This thesis tries to answer the question what Christians should be singing in worship and why. The situation in many congregations is one of conflict around music and worship styles. The question is how these can be bridged and how worship leaders can be guided to make responsible choices about what is sung in Sunday worship. It is argued that what is sung, strongly influences the theology and faith of congregants.
The thesis locates the discipline of hymnology within a hermeneutical approach to practical theology and tries to develop a theory to answer the question how to determine quality in Christian songs. The current discussions in practical theology and hermeneutics are examined for their relevance to hymnology, particularly some of the insights of Habermas, Gadamer and Ricoeur. Here particularly the idea of “dialogue” and “fusion of horizons” becomes relevant for bridging the divides in the conflicts around worship music. The dissertation examines biblical and church historical answers to the question of whether and what Christians should be singing. It becomes clear that the answers have varied widely during the course of church history, sometimes swinging between extremes.
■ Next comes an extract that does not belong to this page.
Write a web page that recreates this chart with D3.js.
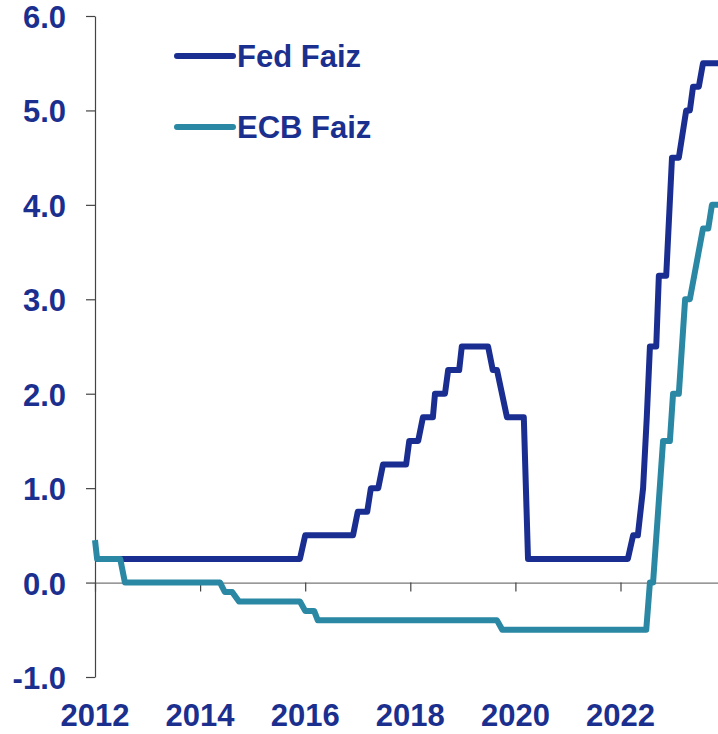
<!DOCTYPE html>
<html>
<head>
<meta charset="utf-8">
<script src="https://cdn.jsdelivr.net/npm/d3@7"></script>
<style>
  body { margin: 0; background: #fff; }
  svg { display: block; font-family: "Liberation Sans", Arial, sans-serif; }
</style>
</head>
<body>
<svg></svg>
<script>
// Fed rate breakpoints (decimal year, %)
const fedYears  = [2012.0, 2015.90, 2016.00, 2016.91, 2017.00, 2017.18, 2017.25, 2017.39, 2017.48, 2017.92, 2017.98,
                   2018.15, 2018.24, 2018.43, 2018.47, 2018.66, 2018.72, 2018.93, 2018.98, 2019.48, 2019.57, 2019.65,
                   2019.84, 2020.16, 2020.24, 2022.14, 2022.24, 2022.33, 2022.43, 2022.50, 2022.56, 2022.68, 2022.73,
                   2022.87, 2022.98, 2023.11, 2023.25, 2023.32, 2023.38, 2023.49, 2023.57, 2023.95];
const fedValues = [0.25, 0.25, 0.5, 0.5, 0.75, 0.75, 1.0, 1.0, 1.25, 1.25, 1.5,
                   1.5, 1.75, 1.75, 2.0, 2.0, 2.25, 2.25, 2.5, 2.5, 2.25, 2.25,
                   1.75, 1.75, 0.25, 0.25, 0.5, 0.5, 1.0, 1.75, 2.5, 2.5, 3.25,
                   3.25, 4.5, 4.5, 5.0, 5.0, 5.25, 5.25, 5.5, 5.5];

// ECB rate breakpoints (decimal year, %)
const ecbYears  = [2012.0, 2012.04, 2012.48, 2012.57, 2014.38, 2014.47, 2014.61, 2014.74, 2015.90, 2016.00, 2016.17,
                   2016.24, 2019.65, 2019.75, 2022.49, 2022.56, 2022.62, 2022.81, 2022.94, 2023.00, 2023.11, 2023.23,
                   2023.32, 2023.57, 2023.67, 2023.74, 2023.95];
const ecbValues = [0.45, 0.25, 0.25, 0.0, 0.0, -0.1, -0.1, -0.2, -0.2, -0.3, -0.3,
                   -0.4, -0.4, -0.5, -0.5, 0.0, 0.0, 1.5, 1.5, 2.0, 2.0, 3.0,
                   3.0, 3.75, 3.75, 4.0, 4.0];

const yTicks = [-1, 0, 1, 2, 3, 4, 5, 6];
const xTicks = [2012, 2014, 2016, 2018, 2020, 2022];

const seriesNames = ["Fed Faiz", "ECB Faiz"];
const colors = ["#1a2e92", "#2a88a4"];
const textColor = "#1b2f8f";

const series = [
    fedYears.map((t, i) => ({ t: t, v: fedValues[i] })),
    ecbYears.map((t, i) => ({ t: t, v: ecbValues[i] }))
];

const width = 718, height = 734;
const svg = d3.select("svg")
    .attr("width", width)
    .attr("height", height);

// Scales
const x = d3.scaleLinear()
    .domain([2012, 2024])
    .range([95, 95 + 12 * 52.55]);

const y = d3.scaleLinear()
    .domain([-1, 6])
    .range([677, 16]);

// Y axis (plain hyphen for negatives, like the original)
const yAxis = svg.append("g")
    .attr("transform", `translate(${x(2012)},0)`)
    .call(d3.axisLeft(y).tickValues(yTicks).tickFormat(d => d.toFixed(1)).tickSize(9).tickSizeOuter(0).tickPadding(20));
yAxis.select(".domain").attr("stroke", "#444").attr("stroke-width", 1.2);
yAxis.selectAll(".tick line").attr("stroke", "#444").attr("stroke-width", 1.2);
yAxis.selectAll(".tick text")
    .attr("fill", textColor)
    .attr("dy", "0.37em")
    .style("font-size", "31px")
    .style("font-weight", "bold");

// X axis at zero
const xAxis = svg.append("g")
    .attr("transform", `translate(0,${y(0)})`)
    .call(d3.axisBottom(x).tickValues(xTicks).tickFormat("").tickSize(9).tickSizeOuter(0));
xAxis.select(".domain").attr("stroke", "#777").attr("stroke-width", 1.2);
xAxis.selectAll(".tick line").attr("stroke", "#444").attr("stroke-width", 1.2);

// X labels at the bottom
svg.selectAll(".xlabel")
    .data(xTicks)
    .enter()
    .append("text")
    .attr("class", "xlabel")
    .attr("x", d => x(d))
    .attr("y", 726)
    .attr("text-anchor", "middle")
    .attr("fill", textColor)
    .style("font-size", "31px")
    .style("font-weight", "bold")
    .text(d => d);

// Lines
const line = d3.line()
    .x(d => x(d.t))
    .y(d => y(d.v));

svg.selectAll(".series")
    .data(series)
    .enter()
    .append("path")
    .attr("class", "series")
    .attr("d", line)
    .attr("fill", "none")
    .attr("stroke", (d, i) => colors[i])
    .attr("stroke-width", 6)
    .attr("stroke-linejoin", "round");

// Legend
const legend = svg.selectAll(".legend")
    .data(seriesNames)
    .enter()
    .append("g")
    .attr("class", "legend")
    .attr("transform", (d, i) => `translate(177,${56 + i * 71})`);

legend.append("line")
    .attr("x1", 0).attr("x2", 56)
    .attr("y1", 0).attr("y2", 0)
    .attr("stroke", (d, i) => colors[i])
    .attr("stroke-width", 6)
    .attr("stroke-linecap", "round");

legend.append("text")
    .attr("x", 60)
    .attr("y", 11)
    .attr("fill", textColor)
    .style("font-size", "31px")
    .style("font-weight", "bold")
    .text(d => d);
</script>
</body>
</html>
The next chapter looks at songs in the context of the worship service, their function within various parts of the service, and particularly looks at the dialectical poles of worship which should be kept in balance. Musical perspectives are discussed looking at ways to help people not formally trained in music to evaluate tunes.
This theoretical section leads to a catalogue of criteria for “Good songs”:
These are criteria for quality, for “Good Text”, such as biblical and theological value, how easily it is understood, whether it takes human experience seriously and its poetic value. Criteria for “Good Tune” include its level of difficulty, how heavily it depends on accompaniment, and its balance between the familiar and the interesting and new. The third category of criteria evaluate the match between text and tune in mood, rhythm and climax. The last category looks at the balance in the song between different polarities, such as, amongst others, the balance of past and present, cognitive and emotive elements, between challenge and affirmation, and between universal and particular emphases.
This list of criteria is then tested on three songs each of four different songwriters: two traditional and two contemporary: Paul Gerhardt, Charles Wesley, Graham Kendrick and Noel Richards. In each case a background is given, an overview of their work as a whole and a detailed analysis of each song.
In the end the criteria themselves are evaluated as to their usefulness and user-friendliness. Suggestions are then made how these criteria can guide worship leaders in their choices of songs for the Sunday service.